Aim: Reproduce exactly the run of lines from the one containing "Reproduce this chart with matplotlib." through the one containing "from matplotlib.patches import Rectangle". Pictures do not belong in the copy.
* Begin Record extracts *
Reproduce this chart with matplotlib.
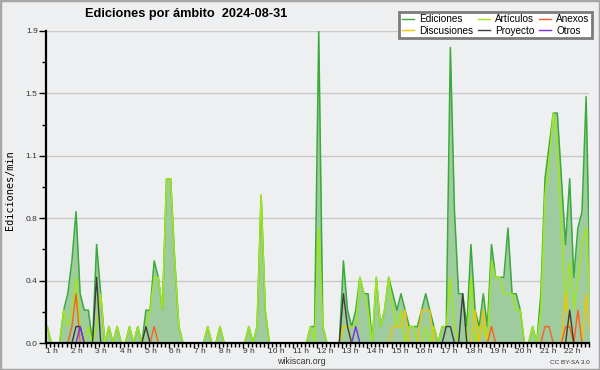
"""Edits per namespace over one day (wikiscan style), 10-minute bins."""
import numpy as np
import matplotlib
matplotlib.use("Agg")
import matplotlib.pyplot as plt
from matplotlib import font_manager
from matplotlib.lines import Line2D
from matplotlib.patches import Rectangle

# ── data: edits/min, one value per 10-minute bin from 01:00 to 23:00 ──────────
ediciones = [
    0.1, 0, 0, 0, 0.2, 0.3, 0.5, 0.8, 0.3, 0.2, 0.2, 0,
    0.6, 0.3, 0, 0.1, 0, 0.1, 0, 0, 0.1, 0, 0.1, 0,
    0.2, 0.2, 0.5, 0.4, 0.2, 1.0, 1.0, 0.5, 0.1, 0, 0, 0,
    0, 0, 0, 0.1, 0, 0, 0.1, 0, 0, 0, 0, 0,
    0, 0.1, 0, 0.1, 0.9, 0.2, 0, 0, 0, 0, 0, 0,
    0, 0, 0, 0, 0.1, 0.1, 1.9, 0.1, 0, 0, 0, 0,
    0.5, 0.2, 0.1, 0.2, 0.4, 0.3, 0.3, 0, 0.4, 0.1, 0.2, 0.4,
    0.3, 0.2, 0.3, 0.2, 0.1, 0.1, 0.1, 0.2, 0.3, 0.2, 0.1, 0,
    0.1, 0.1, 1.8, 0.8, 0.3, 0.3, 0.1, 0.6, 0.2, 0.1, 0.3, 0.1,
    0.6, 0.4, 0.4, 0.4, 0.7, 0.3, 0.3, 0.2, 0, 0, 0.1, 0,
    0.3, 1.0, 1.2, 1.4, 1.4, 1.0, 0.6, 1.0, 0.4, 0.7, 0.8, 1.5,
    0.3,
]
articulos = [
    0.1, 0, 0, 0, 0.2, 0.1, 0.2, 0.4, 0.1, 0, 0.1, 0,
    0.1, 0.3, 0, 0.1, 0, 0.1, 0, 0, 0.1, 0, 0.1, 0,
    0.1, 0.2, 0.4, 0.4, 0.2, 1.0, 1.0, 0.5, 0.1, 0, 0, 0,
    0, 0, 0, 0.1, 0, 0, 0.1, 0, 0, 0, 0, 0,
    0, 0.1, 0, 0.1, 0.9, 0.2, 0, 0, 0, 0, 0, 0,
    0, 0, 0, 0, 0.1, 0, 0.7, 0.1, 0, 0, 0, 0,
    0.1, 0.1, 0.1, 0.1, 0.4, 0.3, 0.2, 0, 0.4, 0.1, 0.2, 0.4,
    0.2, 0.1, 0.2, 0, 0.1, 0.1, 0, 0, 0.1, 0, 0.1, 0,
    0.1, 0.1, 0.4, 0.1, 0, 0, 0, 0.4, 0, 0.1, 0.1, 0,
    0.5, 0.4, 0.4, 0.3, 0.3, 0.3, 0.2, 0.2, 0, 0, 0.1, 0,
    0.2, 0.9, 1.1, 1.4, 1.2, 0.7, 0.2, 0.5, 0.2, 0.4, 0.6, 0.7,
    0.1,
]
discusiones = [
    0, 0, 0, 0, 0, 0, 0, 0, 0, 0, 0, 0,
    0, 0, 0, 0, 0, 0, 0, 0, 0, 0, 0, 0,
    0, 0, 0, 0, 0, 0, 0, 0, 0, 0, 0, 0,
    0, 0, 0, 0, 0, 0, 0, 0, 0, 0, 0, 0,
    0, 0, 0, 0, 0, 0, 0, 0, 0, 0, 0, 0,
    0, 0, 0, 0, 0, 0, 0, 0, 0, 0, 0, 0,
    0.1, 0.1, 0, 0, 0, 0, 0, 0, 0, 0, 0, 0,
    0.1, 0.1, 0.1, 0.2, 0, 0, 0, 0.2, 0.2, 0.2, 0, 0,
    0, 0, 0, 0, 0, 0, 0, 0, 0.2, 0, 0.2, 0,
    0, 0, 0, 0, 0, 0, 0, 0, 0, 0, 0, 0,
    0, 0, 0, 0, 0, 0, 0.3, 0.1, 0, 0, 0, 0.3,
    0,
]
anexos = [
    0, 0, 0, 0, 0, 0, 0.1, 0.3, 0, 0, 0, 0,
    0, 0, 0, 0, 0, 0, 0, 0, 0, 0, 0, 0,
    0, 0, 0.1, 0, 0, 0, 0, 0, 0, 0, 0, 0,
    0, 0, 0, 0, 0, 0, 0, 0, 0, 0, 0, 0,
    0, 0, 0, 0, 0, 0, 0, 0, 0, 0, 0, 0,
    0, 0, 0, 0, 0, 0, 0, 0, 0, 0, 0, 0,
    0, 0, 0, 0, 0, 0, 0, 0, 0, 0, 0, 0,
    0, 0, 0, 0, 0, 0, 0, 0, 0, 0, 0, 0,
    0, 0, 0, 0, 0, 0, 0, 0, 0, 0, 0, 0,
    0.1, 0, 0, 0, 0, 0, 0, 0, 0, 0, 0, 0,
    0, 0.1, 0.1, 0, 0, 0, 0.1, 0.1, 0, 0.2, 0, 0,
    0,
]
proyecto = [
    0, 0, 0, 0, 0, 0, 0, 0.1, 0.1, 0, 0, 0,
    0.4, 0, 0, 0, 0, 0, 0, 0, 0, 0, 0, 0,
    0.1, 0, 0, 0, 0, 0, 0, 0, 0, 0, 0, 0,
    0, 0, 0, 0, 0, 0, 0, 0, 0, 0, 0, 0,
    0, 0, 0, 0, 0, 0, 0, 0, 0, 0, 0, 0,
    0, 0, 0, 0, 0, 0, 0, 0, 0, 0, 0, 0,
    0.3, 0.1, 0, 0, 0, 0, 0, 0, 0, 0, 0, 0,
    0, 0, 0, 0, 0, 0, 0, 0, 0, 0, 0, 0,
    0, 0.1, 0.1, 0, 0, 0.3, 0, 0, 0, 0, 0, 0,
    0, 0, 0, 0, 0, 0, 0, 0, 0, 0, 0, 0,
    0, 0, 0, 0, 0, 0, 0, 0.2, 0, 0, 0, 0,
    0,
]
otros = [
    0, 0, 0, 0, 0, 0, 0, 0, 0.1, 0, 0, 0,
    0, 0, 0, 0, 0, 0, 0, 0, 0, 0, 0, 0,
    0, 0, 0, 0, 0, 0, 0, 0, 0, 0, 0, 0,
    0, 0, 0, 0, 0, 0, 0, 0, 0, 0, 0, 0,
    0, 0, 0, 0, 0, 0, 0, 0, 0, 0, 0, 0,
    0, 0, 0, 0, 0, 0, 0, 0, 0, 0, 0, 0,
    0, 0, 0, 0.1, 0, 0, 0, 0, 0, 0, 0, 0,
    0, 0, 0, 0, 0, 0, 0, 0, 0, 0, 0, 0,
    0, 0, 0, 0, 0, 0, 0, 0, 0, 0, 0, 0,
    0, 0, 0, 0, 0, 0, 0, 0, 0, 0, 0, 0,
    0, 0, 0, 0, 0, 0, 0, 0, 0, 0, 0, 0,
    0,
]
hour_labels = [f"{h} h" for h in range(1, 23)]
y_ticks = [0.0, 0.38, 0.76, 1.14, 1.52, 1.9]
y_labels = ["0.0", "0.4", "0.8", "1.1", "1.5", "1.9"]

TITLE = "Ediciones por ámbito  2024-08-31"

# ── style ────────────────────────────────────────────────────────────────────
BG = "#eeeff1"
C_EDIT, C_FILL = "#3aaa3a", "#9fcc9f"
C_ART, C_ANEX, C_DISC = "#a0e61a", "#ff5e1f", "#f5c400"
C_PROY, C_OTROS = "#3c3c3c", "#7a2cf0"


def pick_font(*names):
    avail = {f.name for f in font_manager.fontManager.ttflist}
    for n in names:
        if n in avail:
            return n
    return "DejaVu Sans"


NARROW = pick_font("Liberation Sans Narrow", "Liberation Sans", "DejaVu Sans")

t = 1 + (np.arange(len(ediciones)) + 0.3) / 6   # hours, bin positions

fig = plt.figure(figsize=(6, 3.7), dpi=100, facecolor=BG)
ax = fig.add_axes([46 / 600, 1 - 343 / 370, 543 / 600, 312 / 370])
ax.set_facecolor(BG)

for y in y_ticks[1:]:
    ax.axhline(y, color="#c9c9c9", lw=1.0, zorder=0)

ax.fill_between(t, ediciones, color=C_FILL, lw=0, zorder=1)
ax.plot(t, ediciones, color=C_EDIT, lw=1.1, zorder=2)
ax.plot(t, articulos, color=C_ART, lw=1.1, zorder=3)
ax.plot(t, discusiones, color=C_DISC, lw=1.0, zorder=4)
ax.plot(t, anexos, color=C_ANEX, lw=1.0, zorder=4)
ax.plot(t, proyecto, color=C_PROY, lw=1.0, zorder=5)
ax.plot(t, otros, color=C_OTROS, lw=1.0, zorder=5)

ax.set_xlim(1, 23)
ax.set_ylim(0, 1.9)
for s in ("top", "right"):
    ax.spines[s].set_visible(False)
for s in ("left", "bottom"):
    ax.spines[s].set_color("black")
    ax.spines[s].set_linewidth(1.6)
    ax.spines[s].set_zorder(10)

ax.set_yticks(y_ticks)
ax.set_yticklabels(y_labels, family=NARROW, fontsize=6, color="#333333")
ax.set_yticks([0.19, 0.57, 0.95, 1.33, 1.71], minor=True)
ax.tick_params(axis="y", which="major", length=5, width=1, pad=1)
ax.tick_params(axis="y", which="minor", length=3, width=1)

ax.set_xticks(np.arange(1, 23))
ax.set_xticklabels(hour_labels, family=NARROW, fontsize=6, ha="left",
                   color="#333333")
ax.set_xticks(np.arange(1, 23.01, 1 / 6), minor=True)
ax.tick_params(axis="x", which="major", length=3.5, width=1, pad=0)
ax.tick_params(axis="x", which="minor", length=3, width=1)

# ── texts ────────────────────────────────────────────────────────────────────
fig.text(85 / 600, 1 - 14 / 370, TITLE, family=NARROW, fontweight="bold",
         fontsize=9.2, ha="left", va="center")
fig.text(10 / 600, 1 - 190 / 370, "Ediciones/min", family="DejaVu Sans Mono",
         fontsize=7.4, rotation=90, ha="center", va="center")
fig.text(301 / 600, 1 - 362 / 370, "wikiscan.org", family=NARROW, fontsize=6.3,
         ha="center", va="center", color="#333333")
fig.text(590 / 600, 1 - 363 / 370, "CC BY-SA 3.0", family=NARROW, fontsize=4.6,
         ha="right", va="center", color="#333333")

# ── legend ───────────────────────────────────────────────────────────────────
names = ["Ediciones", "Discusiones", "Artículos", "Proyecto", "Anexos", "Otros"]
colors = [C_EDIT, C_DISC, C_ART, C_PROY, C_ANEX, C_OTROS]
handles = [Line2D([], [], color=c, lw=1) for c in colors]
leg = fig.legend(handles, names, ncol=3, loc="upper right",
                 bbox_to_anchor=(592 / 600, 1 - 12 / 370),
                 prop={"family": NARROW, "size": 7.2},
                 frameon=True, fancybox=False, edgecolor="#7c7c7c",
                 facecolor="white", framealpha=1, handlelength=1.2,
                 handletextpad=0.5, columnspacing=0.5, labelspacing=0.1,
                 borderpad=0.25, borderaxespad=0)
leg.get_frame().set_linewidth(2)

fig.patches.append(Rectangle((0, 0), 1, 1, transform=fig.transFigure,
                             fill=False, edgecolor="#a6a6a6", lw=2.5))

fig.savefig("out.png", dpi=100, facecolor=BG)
* End Record extracts *
* Begin Record extracts *
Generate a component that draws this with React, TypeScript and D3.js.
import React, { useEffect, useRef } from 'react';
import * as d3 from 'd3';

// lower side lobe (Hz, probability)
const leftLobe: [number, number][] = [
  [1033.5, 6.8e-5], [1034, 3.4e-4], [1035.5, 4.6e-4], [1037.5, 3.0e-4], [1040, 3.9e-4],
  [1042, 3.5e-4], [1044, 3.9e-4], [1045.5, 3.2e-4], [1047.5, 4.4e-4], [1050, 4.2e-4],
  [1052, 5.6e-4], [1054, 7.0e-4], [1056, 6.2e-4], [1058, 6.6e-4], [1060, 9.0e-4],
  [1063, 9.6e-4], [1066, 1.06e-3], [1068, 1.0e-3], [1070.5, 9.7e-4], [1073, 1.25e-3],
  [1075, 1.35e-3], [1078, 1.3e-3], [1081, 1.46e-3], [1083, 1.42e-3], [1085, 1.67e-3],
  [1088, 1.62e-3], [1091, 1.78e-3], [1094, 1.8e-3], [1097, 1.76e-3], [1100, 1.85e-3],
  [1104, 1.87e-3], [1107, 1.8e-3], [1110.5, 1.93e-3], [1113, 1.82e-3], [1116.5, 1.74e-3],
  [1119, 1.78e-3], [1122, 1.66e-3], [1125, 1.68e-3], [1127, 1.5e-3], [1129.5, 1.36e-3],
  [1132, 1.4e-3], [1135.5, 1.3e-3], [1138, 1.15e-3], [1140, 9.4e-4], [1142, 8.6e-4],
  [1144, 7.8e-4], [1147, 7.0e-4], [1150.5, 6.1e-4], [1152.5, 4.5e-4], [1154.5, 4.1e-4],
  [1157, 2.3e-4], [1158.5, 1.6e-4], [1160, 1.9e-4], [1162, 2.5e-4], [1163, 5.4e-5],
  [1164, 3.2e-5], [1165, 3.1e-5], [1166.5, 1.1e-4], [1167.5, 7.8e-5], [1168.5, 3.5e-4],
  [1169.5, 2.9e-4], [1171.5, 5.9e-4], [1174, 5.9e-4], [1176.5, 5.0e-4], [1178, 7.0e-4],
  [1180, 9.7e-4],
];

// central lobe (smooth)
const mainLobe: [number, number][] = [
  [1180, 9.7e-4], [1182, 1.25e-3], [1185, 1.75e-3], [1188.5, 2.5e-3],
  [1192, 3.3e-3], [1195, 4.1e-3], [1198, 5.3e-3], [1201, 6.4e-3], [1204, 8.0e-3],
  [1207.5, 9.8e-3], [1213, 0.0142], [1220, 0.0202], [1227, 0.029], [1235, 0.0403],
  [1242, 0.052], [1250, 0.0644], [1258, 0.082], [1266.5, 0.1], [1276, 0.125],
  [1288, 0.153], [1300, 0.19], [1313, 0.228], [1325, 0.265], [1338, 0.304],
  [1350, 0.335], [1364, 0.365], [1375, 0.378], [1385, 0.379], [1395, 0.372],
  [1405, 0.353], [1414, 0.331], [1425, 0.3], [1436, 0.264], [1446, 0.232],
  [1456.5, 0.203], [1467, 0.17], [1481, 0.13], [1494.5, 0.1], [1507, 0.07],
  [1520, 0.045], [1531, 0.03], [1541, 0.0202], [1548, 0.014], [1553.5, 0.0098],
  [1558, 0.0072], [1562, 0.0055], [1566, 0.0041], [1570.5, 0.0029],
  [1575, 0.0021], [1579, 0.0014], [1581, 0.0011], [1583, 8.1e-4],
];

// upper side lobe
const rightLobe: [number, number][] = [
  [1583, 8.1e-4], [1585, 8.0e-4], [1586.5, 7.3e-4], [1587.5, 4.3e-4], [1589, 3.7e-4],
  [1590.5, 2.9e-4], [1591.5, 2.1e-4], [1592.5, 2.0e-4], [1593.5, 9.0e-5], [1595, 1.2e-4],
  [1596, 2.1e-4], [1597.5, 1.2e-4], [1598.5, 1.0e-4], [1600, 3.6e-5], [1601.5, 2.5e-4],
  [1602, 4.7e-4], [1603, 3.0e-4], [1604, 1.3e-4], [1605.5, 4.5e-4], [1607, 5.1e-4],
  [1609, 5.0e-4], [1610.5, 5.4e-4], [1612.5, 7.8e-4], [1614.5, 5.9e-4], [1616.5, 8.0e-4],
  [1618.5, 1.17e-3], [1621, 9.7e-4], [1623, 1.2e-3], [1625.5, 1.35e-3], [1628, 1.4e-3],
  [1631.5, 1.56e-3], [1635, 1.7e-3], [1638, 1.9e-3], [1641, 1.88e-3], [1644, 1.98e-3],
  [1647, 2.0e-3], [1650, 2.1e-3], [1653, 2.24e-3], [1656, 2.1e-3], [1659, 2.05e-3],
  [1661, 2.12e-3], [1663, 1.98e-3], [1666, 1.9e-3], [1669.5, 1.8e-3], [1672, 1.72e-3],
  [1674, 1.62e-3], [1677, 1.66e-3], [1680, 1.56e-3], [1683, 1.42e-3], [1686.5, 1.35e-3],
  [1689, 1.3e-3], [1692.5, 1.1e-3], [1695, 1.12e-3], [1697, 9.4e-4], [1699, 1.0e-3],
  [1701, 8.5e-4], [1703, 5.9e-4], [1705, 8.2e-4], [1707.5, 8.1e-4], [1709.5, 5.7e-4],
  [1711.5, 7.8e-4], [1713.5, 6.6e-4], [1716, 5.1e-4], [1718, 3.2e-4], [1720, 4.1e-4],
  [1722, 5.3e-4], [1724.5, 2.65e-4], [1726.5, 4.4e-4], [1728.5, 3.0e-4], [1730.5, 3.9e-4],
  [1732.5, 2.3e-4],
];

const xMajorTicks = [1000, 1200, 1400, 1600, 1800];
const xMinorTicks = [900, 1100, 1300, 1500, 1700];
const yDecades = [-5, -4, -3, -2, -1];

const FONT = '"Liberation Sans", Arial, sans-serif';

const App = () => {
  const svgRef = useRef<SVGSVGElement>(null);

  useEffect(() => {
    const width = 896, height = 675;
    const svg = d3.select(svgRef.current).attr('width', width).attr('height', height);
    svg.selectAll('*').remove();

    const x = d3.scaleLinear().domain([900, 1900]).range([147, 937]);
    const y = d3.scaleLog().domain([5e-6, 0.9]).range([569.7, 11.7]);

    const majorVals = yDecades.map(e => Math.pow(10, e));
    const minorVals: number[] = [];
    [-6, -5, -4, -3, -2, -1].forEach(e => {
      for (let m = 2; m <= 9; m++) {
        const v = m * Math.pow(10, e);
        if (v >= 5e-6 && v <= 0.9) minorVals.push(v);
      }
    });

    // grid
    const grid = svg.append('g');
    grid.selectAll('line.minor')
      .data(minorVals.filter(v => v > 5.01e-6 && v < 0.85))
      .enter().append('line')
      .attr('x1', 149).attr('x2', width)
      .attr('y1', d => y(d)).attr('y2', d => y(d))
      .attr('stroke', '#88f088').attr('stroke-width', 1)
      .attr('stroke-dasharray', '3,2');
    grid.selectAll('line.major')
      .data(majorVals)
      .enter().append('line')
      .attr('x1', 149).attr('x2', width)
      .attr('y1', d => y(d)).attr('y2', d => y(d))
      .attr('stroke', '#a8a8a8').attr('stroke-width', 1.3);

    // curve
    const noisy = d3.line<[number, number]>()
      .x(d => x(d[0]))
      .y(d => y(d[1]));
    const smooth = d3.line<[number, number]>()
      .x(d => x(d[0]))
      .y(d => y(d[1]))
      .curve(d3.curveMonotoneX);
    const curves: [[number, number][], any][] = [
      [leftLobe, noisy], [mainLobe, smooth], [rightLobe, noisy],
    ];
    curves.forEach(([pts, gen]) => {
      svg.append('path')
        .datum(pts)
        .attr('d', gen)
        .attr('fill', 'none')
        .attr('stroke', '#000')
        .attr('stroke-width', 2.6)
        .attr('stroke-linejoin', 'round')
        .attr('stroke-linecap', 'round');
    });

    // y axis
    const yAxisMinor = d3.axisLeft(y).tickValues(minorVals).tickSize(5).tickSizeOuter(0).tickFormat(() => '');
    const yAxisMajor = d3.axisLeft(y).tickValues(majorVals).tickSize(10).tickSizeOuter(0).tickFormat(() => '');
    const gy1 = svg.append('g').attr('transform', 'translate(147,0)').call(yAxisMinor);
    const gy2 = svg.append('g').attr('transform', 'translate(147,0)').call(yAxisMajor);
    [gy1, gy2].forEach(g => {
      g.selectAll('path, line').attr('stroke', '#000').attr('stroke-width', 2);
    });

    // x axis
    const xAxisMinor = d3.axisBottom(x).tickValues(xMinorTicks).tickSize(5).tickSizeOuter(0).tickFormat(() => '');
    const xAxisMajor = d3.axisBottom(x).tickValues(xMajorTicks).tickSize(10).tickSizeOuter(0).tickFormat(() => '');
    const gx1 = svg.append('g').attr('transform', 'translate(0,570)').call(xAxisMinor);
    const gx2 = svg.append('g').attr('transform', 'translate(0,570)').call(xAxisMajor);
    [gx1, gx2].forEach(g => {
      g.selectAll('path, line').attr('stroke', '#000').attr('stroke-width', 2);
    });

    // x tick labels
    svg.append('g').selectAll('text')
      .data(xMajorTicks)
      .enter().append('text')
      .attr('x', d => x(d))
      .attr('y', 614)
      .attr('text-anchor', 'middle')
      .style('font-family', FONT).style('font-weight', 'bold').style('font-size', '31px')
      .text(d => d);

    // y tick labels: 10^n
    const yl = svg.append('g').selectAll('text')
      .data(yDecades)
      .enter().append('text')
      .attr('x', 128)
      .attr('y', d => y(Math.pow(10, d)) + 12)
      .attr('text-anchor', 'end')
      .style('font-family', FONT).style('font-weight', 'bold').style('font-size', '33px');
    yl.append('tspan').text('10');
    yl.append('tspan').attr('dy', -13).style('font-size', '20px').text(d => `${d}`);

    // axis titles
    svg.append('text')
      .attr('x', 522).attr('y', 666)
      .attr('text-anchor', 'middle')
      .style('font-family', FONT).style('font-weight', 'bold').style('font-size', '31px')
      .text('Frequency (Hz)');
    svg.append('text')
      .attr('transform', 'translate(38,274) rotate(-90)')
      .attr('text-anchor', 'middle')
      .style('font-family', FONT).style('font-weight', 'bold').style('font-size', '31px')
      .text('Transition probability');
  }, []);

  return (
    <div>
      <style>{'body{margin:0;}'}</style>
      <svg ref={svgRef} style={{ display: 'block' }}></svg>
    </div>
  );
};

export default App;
* End Record extracts *
Answer in full:
Reproduce this chart with matplotlib.
"""Edits per namespace over one day (wikiscan style), 10-minute bins."""
import numpy as np
import matplotlib
matplotlib.use("Agg")
import matplotlib.pyplot as plt
from matplotlib import font_manager
from matplotlib.lines import Line2D
from matplotlib.patches import Rectangle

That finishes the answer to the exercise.